■ **What to do**
Write out the listing, please, but only from its first line through the line containing "var yieldMinor = [32.5, 37.5, 42.5, 47.5, 52.5, 57.5, 62.5];", exactly as given and without pictures.

◆ ◆ ◆

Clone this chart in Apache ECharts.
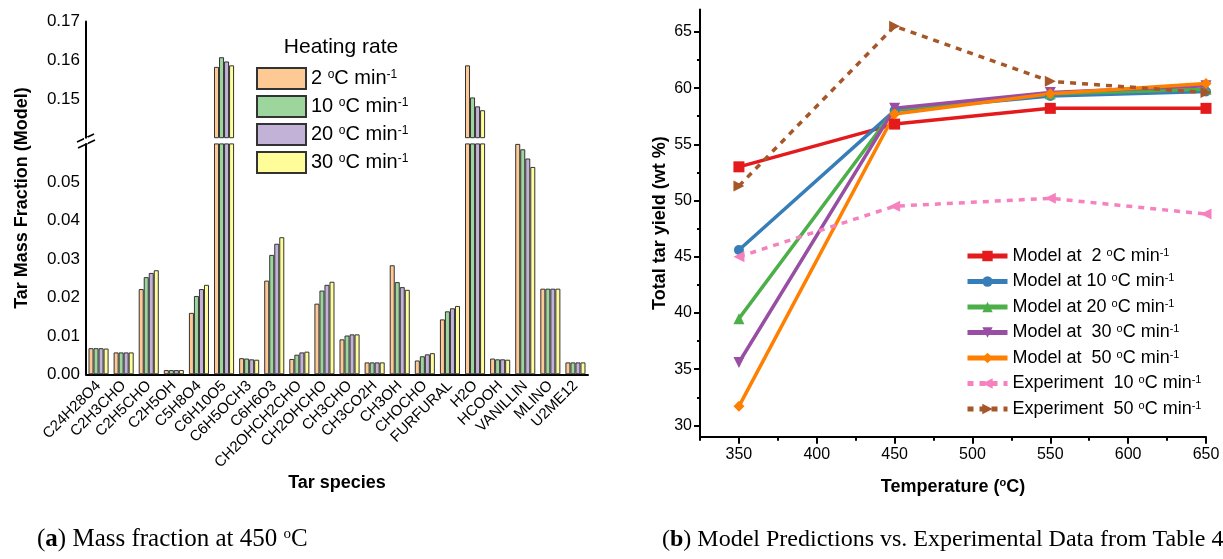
<!DOCTYPE html>
<html>
<head>
<meta charset="utf-8">
<script src="https://cdn.jsdelivr.net/npm/echarts@6/dist/echarts.min.js"></script>
<style>
  html, body { margin: 0; padding: 0; background: #fff; }
  #main { width: 1223px; height: 559px; }
</style>
</head>
<body>
<div id="main"></div>
<script>
// ---- left chart data: tar mass fraction at 450 C ----
var species = ['C24H28O4', 'C2H3CHO', 'C2H5CHO', 'C2H5OH', 'C5H8O4', 'C6H10O5', 'C6H5OCH3', 'C6H6O3',
  'CH2OHCH2CHO', 'CH2OHCHO', 'CH3CHO', 'CH3CO2H', 'CH3OH', 'CHOCHO', 'FURFURAL', 'H2O', 'HCOOH',
  'VANILLIN', 'MLINO', 'U2ME12'];
var rateNames = ['2 °C min-1', '10 °C min-1', '20 °C min-1', '30 °C min-1'];
var rate2 = [0.0068, 0.0057, 0.0222, 0.0011, 0.0160, 0.1583, 0.0042, 0.0244, 0.0040, 0.0184, 0.0091, 0.0031, 0.0284, 0.0036, 0.0143, 0.1587, 0.0041, 0.0600, 0.0223, 0.0031];
var rate10 = [0.0068, 0.0057, 0.0253, 0.0011, 0.0204, 0.1608, 0.0041, 0.0311, 0.0051, 0.0218, 0.0101, 0.0031, 0.0240, 0.0047, 0.0164, 0.1504, 0.0039, 0.0586, 0.0223, 0.0031];
var rate20 = [0.0068, 0.0057, 0.0264, 0.0011, 0.0222, 0.1597, 0.0039, 0.0340, 0.0057, 0.0233, 0.0104, 0.0031, 0.0227, 0.0052, 0.0172, 0.1481, 0.0039, 0.0562, 0.0223, 0.0031];
var rate30 = [0.0067, 0.0057, 0.0271, 0.0011, 0.0233, 0.1587, 0.0038, 0.0357, 0.0059, 0.0241, 0.0104, 0.0031, 0.0220, 0.0055, 0.0178, 0.1471, 0.0038, 0.0540, 0.0223, 0.0031];
var barColors = ['#FDC994', '#9DD69D', '#C2B2D8', '#FFFD9A'];

var upperTicks = [0.15, 0.16, 0.17];
var upperMinor = [0.145, 0.155, 0.165];
var lowerTicks = [0, 0.01, 0.02, 0.03, 0.04, 0.05];
var lowerMinor = [0.005, 0.015, 0.025, 0.035, 0.045, 0.055];

// ---- right chart data: total tar yield ----
var temps = [350, 450, 550, 650];
var model2 = [53.0, 56.8, 58.2, 58.2];
var model10 = [45.6, 58.0, 59.3, 59.7];
var model20 = [39.5, 58.1, 59.5, 59.9];
var model30 = [35.6, 58.2, 59.6, 60.2];
var model50 = [31.7, 57.7, 59.5, 60.4];
var exp10 = [45.0, 49.5, 50.2, 48.8];
var exp50 = [51.3, 65.5, 60.6, 59.6];

var tempTicks = [350, 400, 450, 500, 550, 600, 650];
var tempMinor = [325, 375, 425, 475, 525, 575, 625];
var yieldTicks = [30, 35, 40, 45, 50, 55, 60, 65];
var yieldMinor = [32.5, 37.5, 42.5, 47.5, 52.5, 57.5, 62.5];

var FONT = '"Liberation Sans", Arial, sans-serif';
var SERIF = '"Liberation Serif", "Times New Roman", serif';

function withSup(name) {
  return name.replace('°', '{sup|o}').replace('-1', '{sup|-1}');
}

var chart = echarts.init(document.getElementById('main'));

var rates = [rate2, rate10, rate20, rate30];
var series = [];
// lower part of the broken axis (0 - 0.06)
rates.forEach(function (arr, k) {
  series.push({
    name: rateNames[k], type: 'bar', xAxisIndex: 1, yAxisIndex: 2,
    data: arr, barGap: 0, barCategoryGap: '20%', clip: true,
    itemStyle: { color: barColors[k], borderColor: '#333', borderWidth: 1 }
  });
});
// upper part of the broken axis (0.14 - 0.17)
rates.forEach(function (arr, k) {
  series.push({
    name: rateNames[k], type: 'bar', xAxisIndex: 0, yAxisIndex: 0,
    data: arr.map(function (v) { return v >= 0.14 ? v : '-'; }),
    barGap: 0, barCategoryGap: '20%', clip: true,
    itemStyle: { color: barColors[k], borderColor: '#333', borderWidth: 1 }
  });
});

var lineDefs = [
  { name: 'Model at  2 °C min-1', data: model2, color: '#E41A1C', symbol: 'rect', rot: 0, dash: false },
  { name: 'Model at 10 °C min-1', data: model10, color: '#377EB8', symbol: 'circle', rot: 0, dash: false },
  { name: 'Model at 20 °C min-1', data: model20, color: '#4DAF4A', symbol: 'triangle', rot: 0, dash: false },
  { name: 'Model at  30 °C min-1', data: model30, color: '#984EA3', symbol: 'triangle', rot: 180, dash: false },
  { name: 'Model at  50 °C min-1', data: model50, color: '#FF7F00', symbol: 'diamond', rot: 0, dash: false },
  { name: 'Experiment  10 °C min-1', data: exp10, color: '#F781BF', symbol: 'triangle', rot: 90, dash: true },
  { name: 'Experiment  50 °C min-1', data: exp50, color: '#A65628', symbol: 'triangle', rot: -90, dash: true }
];
lineDefs.forEach(function (d) {
  series.push({
    name: d.name, type: 'line', xAxisIndex: 3, yAxisIndex: 4,
    data: temps.map(function (t, i) { return [t, d.data[i]]; }),
    symbol: d.symbol, symbolSize: d.symbol === 'circle' ? 10 : 11, symbolRotate: d.rot,
    color: d.color,
    itemStyle: { color: d.color },
    lineStyle: { color: d.color, width: 3.5, type: d.dash ? [6, 6] : 'solid' }
  });
});

var axisLine = { show: true, lineStyle: { color: '#000', width: 2 } };
var labelStyle = { color: '#000', fontFamily: FONT, fontSize: 16 };

var option = {
  animation: false,
  backgroundColor: '#fff',
  textStyle: { fontFamily: FONT },
  title: [
    {
      text: '({b|a}) Mass fraction at 450 {sup|o}C', left: 32, top: 522,
      textStyle: {
        fontFamily: SERIF, fontSize: 25, fontWeight: 'normal', color: '#000',
        rich: { b: { fontFamily: SERIF, fontSize: 25, fontWeight: 'bold' }, sup: { fontFamily: SERIF, fontSize: 15, verticalAlign: 'top' } }
      }
    },
    {
      text: '({b|b}) Model Predictions vs. Experimental Data from Table 4', left: 657, top: 523,
      textStyle: {
        fontFamily: SERIF, fontSize: 24, fontWeight: 'normal', color: '#000',
        rich: { b: { fontFamily: SERIF, fontSize: 24, fontWeight: 'bold' } }
      }
    }
  ],
  legend: [
    {
      data: rateNames, orient: 'vertical', left: 251, top: 62,
      itemWidth: 49, itemHeight: 21, itemGap: 5, icon: 'rect',
      formatter: withSup,
      textStyle: { fontFamily: FONT, fontSize: 20, color: '#000', rich: { sup: { fontFamily: FONT, fontSize: 12, verticalAlign: 'top' } } }
    },
    {
      data: lineDefs.map(function (d) { return d.name; }),
      orient: 'vertical', left: 960, top: 242,
      itemWidth: 40, itemHeight: 13, itemGap: 7.5,
      lineStyle: { width: 5 },
      formatter: withSup,
      textStyle: { fontFamily: FONT, fontSize: 18, color: '#000', rich: { sup: { fontFamily: FONT, fontSize: 11, verticalAlign: 'top' } } }
    }
  ],
  grid: [
    { left: 86, top: 21.6, width: 502, height: 116.1 },
    { left: 86, top: 143.9, width: 502, height: 230.4 },
    { left: 700, top: 9.4, width: 506, height: 427.3 }
  ],
  xAxis: [
    { gridIndex: 0, type: 'category', data: species, show: false },
    {
      gridIndex: 1, type: 'category', data: species, position: 'bottom',
      axisLine: axisLine,
      axisTick: { alignWithLabel: true, length: 7, lineStyle: { color: '#000', width: 1.5 } },
      axisLabel: { interval: 0, rotate: 45, margin: 9, color: '#000', fontFamily: FONT, fontSize: 15 },
      name: 'Tar species', nameLocation: 'middle', nameGap: 100,
      nameTextStyle: { fontFamily: FONT, fontSize: 18, fontWeight: 'bold', color: '#000' }
    },
    {
      gridIndex: 1, type: 'category', data: species, position: 'bottom',
      axisLine: { show: false }, axisLabel: { show: false },
      axisTick: { length: 3, lineStyle: { color: '#000', width: 1.5 } }
    },
    {
      gridIndex: 2, type: 'value', min: 325, max: 650, position: 'bottom',
      axisLine: axisLine, splitLine: { show: false },
      axisTick: { customValues: tempTicks, length: 7, lineStyle: { color: '#000', width: 2 } },
      axisLabel: Object.assign({ customValues: tempTicks, margin: 10 }, labelStyle),
      name: 'Temperature ({sup|o}C)', nameLocation: 'middle', nameGap: 41,
      nameTextStyle: { fontFamily: FONT, fontSize: 18, fontWeight: 'bold', color: '#000', rich: { sup: { fontFamily: FONT, fontSize: 11, fontWeight: 'bold', verticalAlign: 'top' } } }
    },
    {
      gridIndex: 2, type: 'value', min: 325, max: 650, position: 'bottom',
      axisLine: { show: false }, axisLabel: { show: false }, splitLine: { show: false },
      axisTick: { customValues: tempMinor, length: 4, lineStyle: { color: '#000', width: 2 } }
    }
  ],
  yAxis: [
    {
      gridIndex: 0, type: 'value', min: 0.14, max: 0.17, position: 'left',
      axisLine: axisLine, splitLine: { show: false },
      axisTick: { customValues: upperTicks, length: 8, lineStyle: { color: '#000', width: 1.5 } },
      axisLabel: Object.assign({ customValues: upperTicks, margin: 6, formatter: function (v) { return v.toFixed(2); } }, labelStyle, { fontSize: 17 })
    },
    {
      gridIndex: 0, type: 'value', min: 0.14, max: 0.17, position: 'left',
      axisLine: { show: false }, axisLabel: { show: false }, splitLine: { show: false },
      axisTick: { customValues: upperMinor, length: 4, lineStyle: { color: '#000', width: 1.5 } }
    },
    {
      gridIndex: 1, type: 'value', min: 0, max: 0.06, position: 'left',
      axisLine: axisLine, splitLine: { show: false },
      axisTick: { customValues: lowerTicks, length: 8, lineStyle: { color: '#000', width: 1.5 } },
      axisLabel: Object.assign({ customValues: lowerTicks, margin: 6, formatter: function (v) { return v.toFixed(2); } }, labelStyle, { fontSize: 17 })
    },
    {
      gridIndex: 1, type: 'value', min: 0, max: 0.06, position: 'left',
      axisLine: { show: false }, axisLabel: { show: false }, splitLine: { show: false },
      axisTick: { customValues: lowerMinor, length: 4, lineStyle: { color: '#000', width: 1.5 } }
    },
    {
      gridIndex: 2, type: 'value', min: 29, max: 67, position: 'left',
      axisLine: axisLine, splitLine: { show: false },
      axisTick: { customValues: yieldTicks, length: 6, lineStyle: { color: '#000', width: 2 } },
      axisLabel: Object.assign({ customValues: yieldTicks, margin: 8 }, labelStyle),
      name: 'Total tar yield (wt %)', nameLocation: 'middle', nameGap: 31, nameRotate: 90,
      nameTextStyle: { fontFamily: FONT, fontSize: 18, fontWeight: 'bold', color: '#000' }
    },
    {
      gridIndex: 2, type: 'value', min: 29, max: 67, position: 'left',
      axisLine: { show: false }, axisLabel: { show: false }, splitLine: { show: false },
      axisTick: { customValues: yieldMinor, length: 3, lineStyle: { color: '#000', width: 2 } }
    }
  ],
  graphic: [
    {
      type: 'text', x: 22, y: 198, rotation: Math.PI / 2,
      style: { text: 'Tar Mass Fraction (Model)', fontFamily: FONT, fontSize: 18, fontWeight: 'bold', fill: '#000', align: 'center', verticalAlign: 'middle' }
    },
    {
      type: 'text', x: 341, y: 47,
      style: { text: 'Heating rate', fontFamily: FONT, fontSize: 21, fill: '#000', align: 'center', verticalAlign: 'middle' }
    },
    // axis break marks
    { type: 'line', shape: { x1: 77, y1: 142, x2: 94, y2: 134 }, style: { stroke: '#000', lineWidth: 1.5 } },
    { type: 'line', shape: { x1: 78, y1: 148, x2: 95, y2: 140 }, style: { stroke: '#000', lineWidth: 1.5 } },
    { type: 'rect', shape: { x: 84, y: 137.2, width: 4, height: 6.2 }, style: { fill: '#fff' } }
  ],
  series: series
};

chart.setOption(option);
</script>
</body>
</html>
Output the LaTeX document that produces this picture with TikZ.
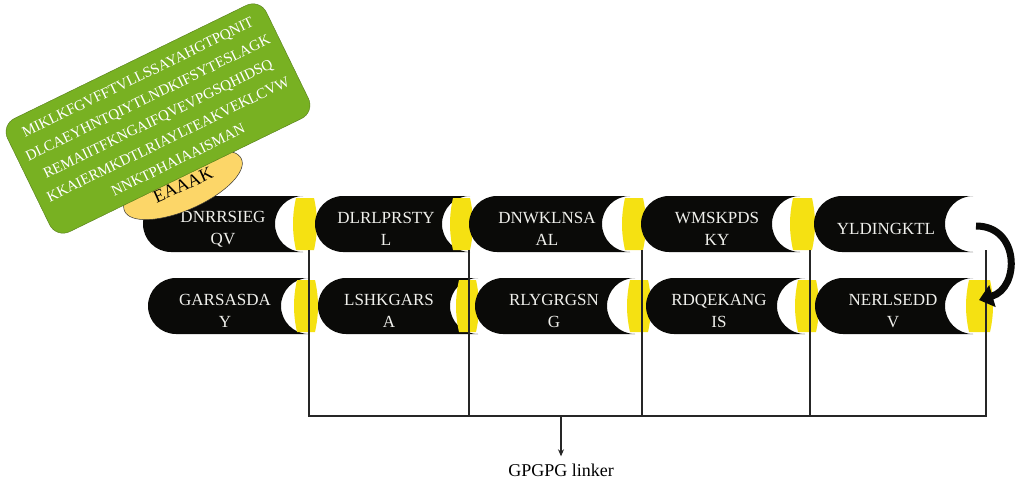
\documentclass[tikz,border=0pt]{standalone}
\usepackage{fontspec}
\setmainfont{Liberation Serif}
\usetikzlibrary{shapes.geometric,arrows.meta}
\definecolor{pillblack}{RGB}{10,10,8}
\definecolor{bandyellow}{RGB}{245,225,18}
\definecolor{boxgreen}{RGB}{120,177,34}
\definecolor{linkeryellow}{RGB}{252,214,104}
\definecolor{pilltextcol}{RGB}{240,240,236}
% black capsule with a concave (white) right end: xL, xC, yT
\newcommand\pillbody[3]{%
  \fill[pillblack] (#2,#3) -- (#1+28,#3) arc[start angle=270,end angle=90,radius=28]
    -- (#2,#3+56) arc[start angle=90,end angle=270,radius=28] -- cycle;}
% yellow barrel band: left, right, yT
\newcommand\pillband[3]{%
  \fill[bandyellow] (#1+2,#3+2) .. controls (#1-2,#3+20) and (#1-2,#3+36) .. (#1+2,#3+54)
    -- (#2-2,#3+54) .. controls (#2+2,#3+36) and (#2+2,#3+20) .. (#2-2,#3+2) -- cycle;}
\tikzset{
  pilltext/.style={text=pilltextcol, align=center, inner sep=0pt,
    font=\fontsize{17}{22}\selectfont},
  greenbox/.style={rotate=26, fill=boxgreen, draw=boxgreen!70!black, line width=0.4pt,
    rounded corners=15pt, minimum width=288pt, minimum height=126pt, text=white,
    align=center, inner sep=0pt, font=\fontsize{15}{23}\selectfont},
  linkerell/.style={ellipse, rotate=24, fill=linkeryellow, draw=black!80, line width=0.5pt,
    minimum width=128pt, minimum height=50pt, inner sep=0pt,
    font=\fontsize{18}{20}\selectfont},
  linkline/.style={draw=black!85, line width=1.1pt},
  turnarrow/.style={line width=7pt, pillblack, -{Triangle[length=14pt,width=22pt]}},
}
\begin{document}
\begin{tikzpicture}[x=1pt,y=-1pt]
\useasboundingbox (0,0) rectangle (1016,482);
% ---- top row ----
\pillbody{143}{303}{196}\pillband{294}{316}{196}
\pillbody{315}{470}{196}\pillband{451}{472}{196}
\pillbody{469}{630}{196}\pillband{623}{645}{196}
\pillbody{641}{800}{196}\pillband{791}{814}{196}
\pillbody{814}{973}{196}
% ---- bottom row ----
\pillbody{148}{309}{278}\pillband{295}{317}{278}
\pillbody{318}{478}{278}\pillband{457}{478}{278}
\pillbody{475}{635}{278}\pillband{628}{650}{278}
\pillbody{646}{805}{278}\pillband{796}{818}{278}
\pillbody{815}{973}{278}\pillband{967}{992}{278}
% ---- pill texts ----
\node[pilltext] (p1) at (223,229) {DNRRSIEG\\QV};
\node[pilltext] (p2) at (386,229) {DLRLPRSTY\\L};
\node[pilltext] (p3) at (547,229) {DNWKLNSA\\AL};
\node[pilltext] (p4) at (717,229) {WMSKPDS\\KY};
\node[pilltext] (p5) at (886,229) {YLDINGKTL};
\node[pilltext] (p6) at (225,311) {GARSASDA\\Y};
\node[pilltext] (p7) at (389,311) {LSHKGARS\\A};
\node[pilltext] (p8) at (554,311) {RLYGRGSN\\G};
\node[pilltext] (p9) at (719,311) {RDQEKANG\\IS};
\node[pilltext] (p10) at (893,311) {NERLSEDD\\V};
% ---- EAAAK linker and green domain ----
\node[linkerell] (eaaak) at (183,185) {EAAAK};
\node[greenbox] (seq) at (158,118.5) {MIKLKFGVFFTVLLSSAYAHGTPQNIT\\DLCAEYHNTQIYTLNDKIFSYTESLAGK\\REMAIITFKNGAIFQVEVPGSQHIDSQ\\KKAIERMKDTLRIAYLTEAKVEKLCVW\\NNKTPHAIAAISMAN};
% ---- GPGPG linker bracket ----
\coordinate (l1) at (309,250); \coordinate (b1) at (309,416);
\coordinate (l2) at (469,250); \coordinate (b2) at (469,416);
\coordinate (l3) at (642,250); \coordinate (b3) at (642,416);
\coordinate (l4) at (810,250); \coordinate (b4) at (810,416);
\coordinate (l5) at (986,250); \coordinate (b5) at (986,416);
\coordinate (m) at (561,416);
\draw[linkline] (l1) -- (b1) -- (b5) -- (l5);
\draw[linkline] (l2) -- (b2);
\draw[linkline] (l3) -- (b3);
\draw[linkline] (l4) -- (b4);
\node[anchor=base, inner sep=0pt, font=\fontsize{18}{20}\selectfont] (lab) at (561,476) {GPGPG linker};
\draw[draw=black!85, line width=1.1pt, -{Stealth[length=7pt,width=6pt]}, shorten >=7pt] (m) -- (lab.north);
% ---- turn arrow ----
\coordinate (cs) at (976,226);
\coordinate (ce) at (979,300);
\draw[turnarrow] (cs) .. controls (1020,226) and (1020,288) .. (ce);
\end{tikzpicture}
\end{document}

◆ ◆ ◆

■ **Output for this exercise**
Clone this chart in Apache ECharts.
<!DOCTYPE html>
<html>
<head>
<meta charset="utf-8">
<script src="https://cdn.jsdelivr.net/npm/echarts@6/dist/echarts.min.js"></script>
<style>
  html, body { margin: 0; padding: 0; background: #fff; }
  #main { width: 1223px; height: 559px; }
</style>
</head>
<body>
<div id="main"></div>
<script>
// ---- left chart data: tar mass fraction at 450 C ----
var species = ['C24H28O4', 'C2H3CHO', 'C2H5CHO', 'C2H5OH', 'C5H8O4', 'C6H10O5', 'C6H5OCH3', 'C6H6O3',
  'CH2OHCH2CHO', 'CH2OHCHO', 'CH3CHO', 'CH3CO2H', 'CH3OH', 'CHOCHO', 'FURFURAL', 'H2O', 'HCOOH',
  'VANILLIN', 'MLINO', 'U2ME12'];
var rateNames = ['2 °C min-1', '10 °C min-1', '20 °C min-1', '30 °C min-1'];
var rate2 = [0.0068, 0.0057, 0.0222, 0.0011, 0.0160, 0.1583, 0.0042, 0.0244, 0.0040, 0.0184, 0.0091, 0.0031, 0.0284, 0.0036, 0.0143, 0.1587, 0.0041, 0.0600, 0.0223, 0.0031];
var rate10 = [0.0068, 0.0057, 0.0253, 0.0011, 0.0204, 0.1608, 0.0041, 0.0311, 0.0051, 0.0218, 0.0101, 0.0031, 0.0240, 0.0047, 0.0164, 0.1504, 0.0039, 0.0586, 0.0223, 0.0031];
var rate20 = [0.0068, 0.0057, 0.0264, 0.0011, 0.0222, 0.1597, 0.0039, 0.0340, 0.0057, 0.0233, 0.0104, 0.0031, 0.0227, 0.0052, 0.0172, 0.1481, 0.0039, 0.0562, 0.0223, 0.0031];
var rate30 = [0.0067, 0.0057, 0.0271, 0.0011, 0.0233, 0.1587, 0.0038, 0.0357, 0.0059, 0.0241, 0.0104, 0.0031, 0.0220, 0.0055, 0.0178, 0.1471, 0.0038, 0.0540, 0.0223, 0.0031];
var barColors = ['#FDC994', '#9DD69D', '#C2B2D8', '#FFFD9A'];

var upperTicks = [0.15, 0.16, 0.17];
var upperMinor = [0.145, 0.155, 0.165];
var lowerTicks = [0, 0.01, 0.02, 0.03, 0.04, 0.05];
var lowerMinor = [0.005, 0.015, 0.025, 0.035, 0.045, 0.055];

// ---- right chart data: total tar yield ----
var temps = [350, 450, 550, 650];
var model2 = [53.0, 56.8, 58.2, 58.2];
var model10 = [45.6, 58.0, 59.3, 59.7];
var model20 = [39.5, 58.1, 59.5, 59.9];
var model30 = [35.6, 58.2, 59.6, 60.2];
var model50 = [31.7, 57.7, 59.5, 60.4];
var exp10 = [45.0, 49.5, 50.2, 48.8];
var exp50 = [51.3, 65.5, 60.6, 59.6];

var tempTicks = [350, 400, 450, 500, 550, 600, 650];
var tempMinor = [325, 375, 425, 475, 525, 575, 625];
var yieldTicks = [30, 35, 40, 45, 50, 55, 60, 65];
var yieldMinor = [32.5, 37.5, 42.5, 47.5, 52.5, 57.5, 62.5];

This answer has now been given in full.